Velocity Gradient: The system displays a "slow-fast-slow" (SFS) velocity pattern. The central core moves fastest ( $\sim -175$ km s $^{-1}$ ), while the leading and trailing edges are decelerated ( $\sim -130$ km s $^{-1}$ ). This indicates the cloud is interacting with the Galactic disk, with outer layers merging into the disk.
Trigger Mechanism: Orbit integration suggests the clusters formed from an internal cloud-cloud collision between C1 and a denser gas clump within Complex H, rather than a collision with the Galactic disk.

C. Dynamical Evolution

Decoupling: Simulations show that while the clusters formed within the cloud, they have begun to kinematically decouple due to ram pressure drag acting on the gas but not the stars.
Future Trajectory: The clusters will cross the Galactic disk in $\sim 30$ Myr. The massive B-type stars are expected to explode as supernovae before this crossing, potentially reshaping the outer disk gas.
Density Constraints: The analysis constrains the ambient disk gas density to $\sim 0.5 - 1 \times 10^{-24}$ g cm $^{-3}$ , consistent with the diffuse warm neutral medium.

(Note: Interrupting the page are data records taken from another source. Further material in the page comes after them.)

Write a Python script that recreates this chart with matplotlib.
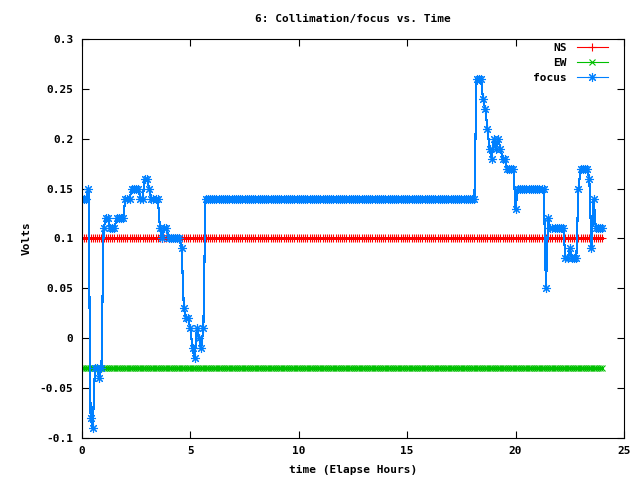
import numpy as np
import matplotlib
matplotlib.use("Agg")
import matplotlib.pyplot as plt

# sampling interval of the log (hours)
step_hours = 0.1
n_samples = 241

# run-length encoded readings: (volts, number of samples)
ns_runs = [(0.10, 241)]
ew_runs = [(-0.03, 241)]
focus_runs = [
    (0.14, 3), (0.15, 1), (-0.08, 1), (-0.09, 1), (-0.03, 2), (-0.04, 1),
    (-0.03, 1), (0.11, 1), (0.12, 2), (0.11, 3), (0.12, 4), (0.14, 3),
    (0.15, 4), (0.14, 2), (0.16, 2), (0.15, 1), (0.14, 4), (0.11, 1),
    (0.10, 1), (0.11, 2), (0.10, 6), (0.09, 1), (0.03, 1), (0.02, 2),
    (0.01, 1), (-0.01, 1), (-0.02, 1), (0.01, 1), (0.00, 1), (-0.01, 1),
    (0.01, 1), (0.14, 125), (0.26, 3), (0.24, 1), (0.23, 1), (0.21, 1),
    (0.19, 1), (0.18, 1), (0.20, 1), (0.19, 1), (0.20, 1), (0.19, 1),
    (0.18, 2), (0.17, 4), (0.13, 1), (0.15, 13), (0.05, 1), (0.12, 1),
    (0.11, 7), (0.08, 2), (0.09, 1), (0.08, 3), (0.15, 1), (0.17, 4),
    (0.16, 1), (0.09, 1), (0.14, 1), (0.11, 4),
]

x_ticks = [0, 5, 10, 15, 20, 25]
y_ticks = [-0.1, -0.05, 0, 0.05, 0.1, 0.15, 0.2, 0.25, 0.3]
y_tick_labels = ["-0.1", "-0.05", "0", "0.05", "0.1", "0.15", "0.2", "0.25", "0.3"]


def expand(runs):
    return np.concatenate([np.full(count, value) for value, count in runs])


hours = np.arange(n_samples) * step_hours
ns = expand(ns_runs)
ew = expand(ew_runs)
focus = expand(focus_runs)

font = {"family": "DejaVu Sans Mono", "weight": "bold", "size": 8}

fig = plt.figure(figsize=(6.4, 4.8), dpi=100)
ax = fig.add_axes([0.128, 0.0875, 0.847, 0.8315])

ax.plot(hours, ns, color="#ff0000", lw=0.8, marker="+", ms=6, mew=0.8,
        label="NS", antialiased=False)
ax.plot(hours, ew, color="#00c000", lw=0.8, marker="x", ms=4.5, mew=0.8,
        label="EW", antialiased=False)
ax.plot(hours, focus, color="#0080ff", lw=0.8, marker=(8, 2, 0), ms=6.5, mew=0.8,
        label="focus", antialiased=False)

ax.set_xlim(0, 25)
ax.set_ylim(-0.1, 0.3)
ax.set_xticks(x_ticks)
ax.set_xticklabels([str(t) for t in x_ticks], fontdict=font)
ax.set_yticks(y_ticks)
ax.set_yticklabels(y_tick_labels, fontdict=font)
ax.tick_params(direction="in", top=True, right=True, length=5, width=0.8, pad=6)
for s in ax.spines.values():
    s.set_linewidth(0.8)

ax.set_title("6: Collimation/focus vs. Time", fontdict=font, pad=12)
ax.set_xlabel("time (Elapse Hours)", fontdict=font, labelpad=6)
ax.set_ylabel("Volts", fontdict=font, labelpad=6)

leg = ax.legend(loc="upper right", bbox_to_anchor=(0.978, 1.0), frameon=False,
                markerfirst=False, prop=font, handlelength=2.8,
                labelspacing=0.45, borderaxespad=0, handletextpad=0.9)

fig.savefig("out.png", dpi=100)
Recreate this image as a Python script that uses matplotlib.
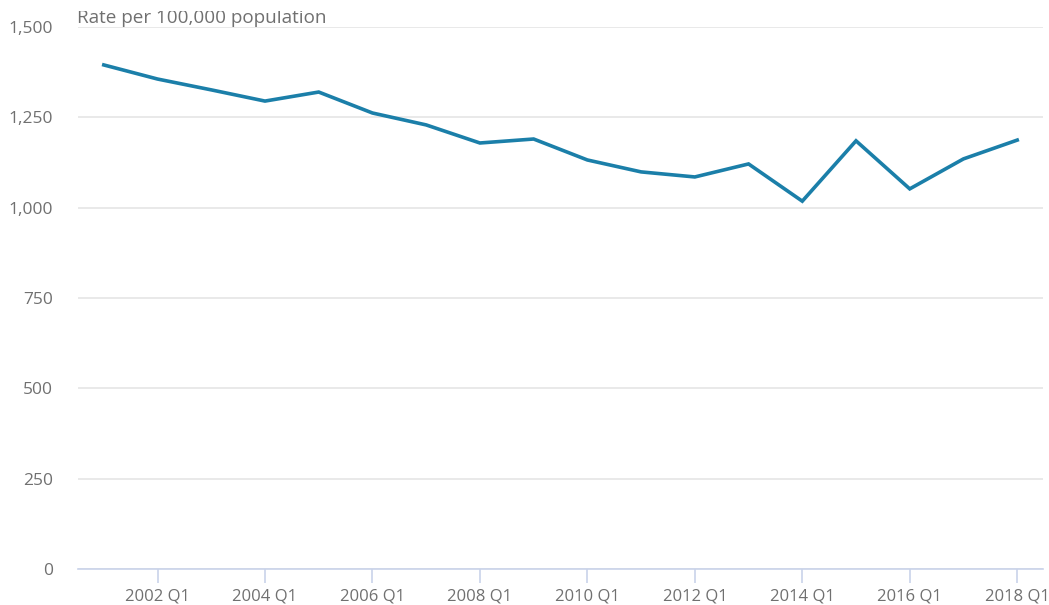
import matplotlib
matplotlib.use("Agg")
import matplotlib.pyplot as plt
from matplotlib.ticker import FuncFormatter
from matplotlib.patches import Rectangle

years = list(range(2001, 2019))
rates = [1395, 1356, 1326, 1295, 1320, 1262, 1229, 1179, 1190, 1132,
         1099, 1085, 1121, 1018, 1185, 1052, 1135, 1187]
xtick_years = [2002, 2004, 2006, 2008, 2010, 2012, 2014, 2016, 2018]
xtick_labels = [f"{y} Q1" for y in xtick_years]
yticks = [0, 250, 500, 750, 1000, 1250, 1500]
ylabel_text = "Rate per 100,000 population"

plt.rcParams['font.family'] = ['Open Sans', 'DejaVu Sans']
text_color = '#707070'

fig = plt.figure(figsize=(10.49, 6.05), dpi=100)
ax = fig.add_axes([78/1049, 1-569/605, (1043-78)/1049, (569-27)/605])

ax.plot(years, rates, color='#1b7fa9', linewidth=2.6, solid_joinstyle='miter', zorder=3)

ax.set_xlim(2000.52, 2018.48)
ax.set_ylim(0, 1500)
ax.set_yticks(yticks)
ax.yaxis.set_major_formatter(FuncFormatter(lambda v, p: f"{int(v):,}"))
ax.set_xticks(xtick_years)
ax.set_xticklabels(xtick_labels)

ax.grid(axis='y', color='#e3e3e3', linewidth=1.1, zorder=0)
ax.set_axisbelow(True)
for s in ['top', 'right', 'left']:
    ax.spines[s].set_visible(False)
ax.spines['bottom'].set_color('#c9d3ea')
ax.spines['bottom'].set_linewidth(1.2)

ax.tick_params(axis='y', length=0, pad=18, labelsize=12.5, labelcolor=text_color)
ax.tick_params(axis='x', length=10, width=1.2, color='#c9d3ea', pad=4,
               labelsize=12, labelcolor=text_color)

fig.text(77/1049, 1-23/605, ylabel_text, ha='left', va='baseline',
         fontsize=13.6, color=text_color, zorder=5)

# the reference's label is cut off at the top edge
fig.patches.append(Rectangle((0, 1-11/605), 1, 11/605, transform=fig.transFigure,
                             facecolor='white', edgecolor='none', zorder=10))

fig.savefig("out.png", dpi=100)
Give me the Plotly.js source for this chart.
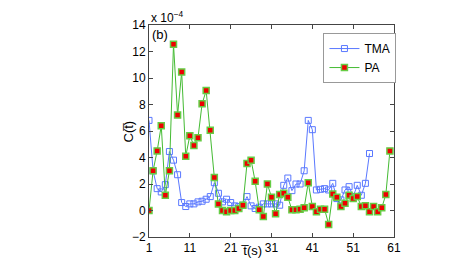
<!DOCTYPE html>
<html>
<head>
<meta charset="utf-8">
<script src="https://cdn.plot.ly/plotly-3.0.1.min.js"></script>
<style>html,body{margin:0;padding:0;background:#fff;}#chart{width:463px;height:261px;}</style>
</head>
<body>
<div id="chart"></div>
<script>
// time in seconds
const tTMA = [1,2,3,4,5,6,7,8,9,10,11,12,13,14,15,16,17,18,19,20,21,22,23,24,25,26,27,28,29,30,31,32,33,34,35,36,37,38,39,40,41,42,43,44,45,46,47,48,49,50,51,52,53,54,55];
const tPA = [1,2,3,4,5,6,7,8,9,10,11,12,13,14,15,16,17,18,19,20,21,22,23,24,25,26,27,28,29,30,31,32,33,34,35,36,37,38,39,40,41,42,43,44,45,46,47,48,49,50,51,52,53,54,55,56,57,58,59,60];
// values in units of 1e-4
const tmaValues = [6.8,3.0,1.65,1.4,1.95,4.45,3.8,2.7,0.6,0.3,0.5,0.5,0.65,0.7,0.85,1.05,2.1,1.3,0.65,0.85,0.6,0.35,0.3,0.4,1.05,0.35,0.15,0.25,0.5,0.5,0.5,0.5,0.4,1.9,2.45,1.5,2.0,2.0,3.0,6.8,6.1,1.55,1.6,1.65,1.55,2.05,0.9,0.8,1.55,1.8,1.05,1.9,1.15,2.05,4.3];
const paValues = [0.0,3.0,4.5,6.4,1.15,3.0,12.55,7.2,10.45,4.1,5.65,4.9,5.5,8.05,9.05,6.05,2.5,0.5,0.0,-0.1,0.0,0.0,0.15,0.4,3.55,3.8,2.2,0.05,-0.45,2.0,1.0,-0.25,1.2,1.3,1.0,0.05,0.05,0.1,0.2,2.1,0.3,-0.1,0.1,0.1,-1.05,1.25,1.0,0.3,0.55,1.15,0.9,1.05,0.3,0.35,-0.1,0.3,-0.1,0.2,1.2,4.5];
const xTicks = [1,11,21,31,41,51,61];
const yTicks = [-2,0,2,4,6,8,10,12,14];

const traces = [
  {x: tTMA, y: tmaValues, name: 'TMA', type: 'scatter', mode: 'lines+markers',
   line: {color: '#5a78ff', width: 1},
   marker: {symbol: 'square-open', size: 6, color: '#5a78ff', line: {width: 1, color: '#5a78ff'}}},
  {x: tPA, y: paValues, name: 'PA', type: 'scatter', mode: 'lines+markers',
   line: {color: '#44bb33', width: 1},
   marker: {symbol: 'square', size: 6, color: '#ee0000', line: {width: 1.5, color: '#66cc44'}}}
];

const axisFont = {family: 'Liberation Sans, Arial, sans-serif', size: 12, color: '#000'};
const layout = {
  width: 463, height: 261,
  margin: {l: 148.5, r: 69, t: 25, b: 24, pad: 0},
  paper_bgcolor: '#fff', plot_bgcolor: '#fff',
  showlegend: true,
  legend: {x: 0.712, y: 0.962, xanchor: 'left', yanchor: 'top',
    bordercolor: '#999', borderwidth: 1, bgcolor: '#fff',
    font: {family: 'Liberation Sans, Arial, sans-serif', size: 12, color: '#000'},
    tracegroupgap: 0, itemwidth: 30},
  xaxis: {range: [1, 61], tickvals: xTicks, ticktext: xTicks.map(String),
    ticks: 'inside', ticklen: 4, tickcolor: '#444', showline: true, linecolor: '#444', linewidth: 1,
    mirror: 'ticks', showgrid: false, zeroline: false, tickfont: axisFont},
  yaxis: {range: [-2, 14], tickvals: yTicks, ticktext: yTicks.map(v => v < 0 ? '\u2212' + Math.abs(v) : String(v)),
    ticks: 'inside', ticklen: 4, tickcolor: '#444', showline: true, linecolor: '#444', linewidth: 1,
    mirror: 'ticks', showgrid: false, zeroline: false, tickfont: axisFont},
  annotations: [
    {xref: 'paper', yref: 'paper', x: 0, y: 1, xanchor: 'left', yanchor: 'bottom', yshift: -2,
     text: 'x 10<sup>\u22124</sup>', showarrow: false, font: {family: 'Liberation Sans, Arial, sans-serif', size: 12, color: '#000'}},
    {xref: 'paper', yref: 'paper', x: 0.005, y: 1, xanchor: 'left', yanchor: 'top',
     text: '(b)', showarrow: false, font: {family: 'Liberation Sans, Arial, sans-serif', size: 13, color: '#000'}},
    {xref: 'paper', yref: 'paper', x: -0.045, y: 0.5, xanchor: 'right', yanchor: 'middle', textangle: -90,
     text: 'C(t\u0305)', showarrow: false, font: {family: 'Liberation Sans, Arial, sans-serif', size: 13, color: '#000'}},
    {xref: 'paper', yref: 'paper', x: 0.418, y: 0, xanchor: 'center', yanchor: 'top', yshift: -4,
     text: 't\u0305(s)', showarrow: false, font: {family: 'Liberation Sans, Arial, sans-serif', size: 13, color: '#000'}}
  ]
};
Plotly.newPlot('chart', traces, layout, {staticPlot: true, displayModeBar: false});
</script>
</body>
</html>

D. Observational Limitations Explained

Why no older stars? Stars born in HVCs decouple from their parent gas rapidly ( $< 20$ Myr) due to complex dynamics, explaining why previous surveys found no older stellar populations.
Why no CO? The low metallicity ( $\sim 0.05 Z_{\odot}$ ) and the dispersal of gas reduce CO emission intensity to levels below current detection thresholds (predicted $T_{peak} \sim$ few mK).

5. Significance

Laboratory for Accretion: This work transforms Complex H into a tangible laboratory for studying the physical conditions of accreting gas before it merges with the Galactic disk, a process critical to galaxy evolution but previously unobservable.
Re-evaluating HVC Origins: The discovery of prograde, disk-interacting HVCs challenges the paradigm that all HVCs are distant, retrograde infallers. It suggests a diverse population of HVCs with varying origins and orbital histories.
Star Formation in Pristine Gas: It confirms that star formation can occur in near-pristine, low-metallicity environments within the CGM, triggered by internal dynamics (cloud-cloud collisions).
Hypervelocity Stars: The study implies that some hypervelocity stars and stellar streams (like Price-Whelan 1) may originate from HVCs, offering a new channel for understanding the origin of halo stellar populations.
Methodological Shift: It demonstrates that targeting young, massive stars in high-velocity HI cores is a viable strategy for overcoming the "dark" nature of HVCs, suggesting that deep, targeted observations of dense HI cores are necessary to find hidden molecular gas.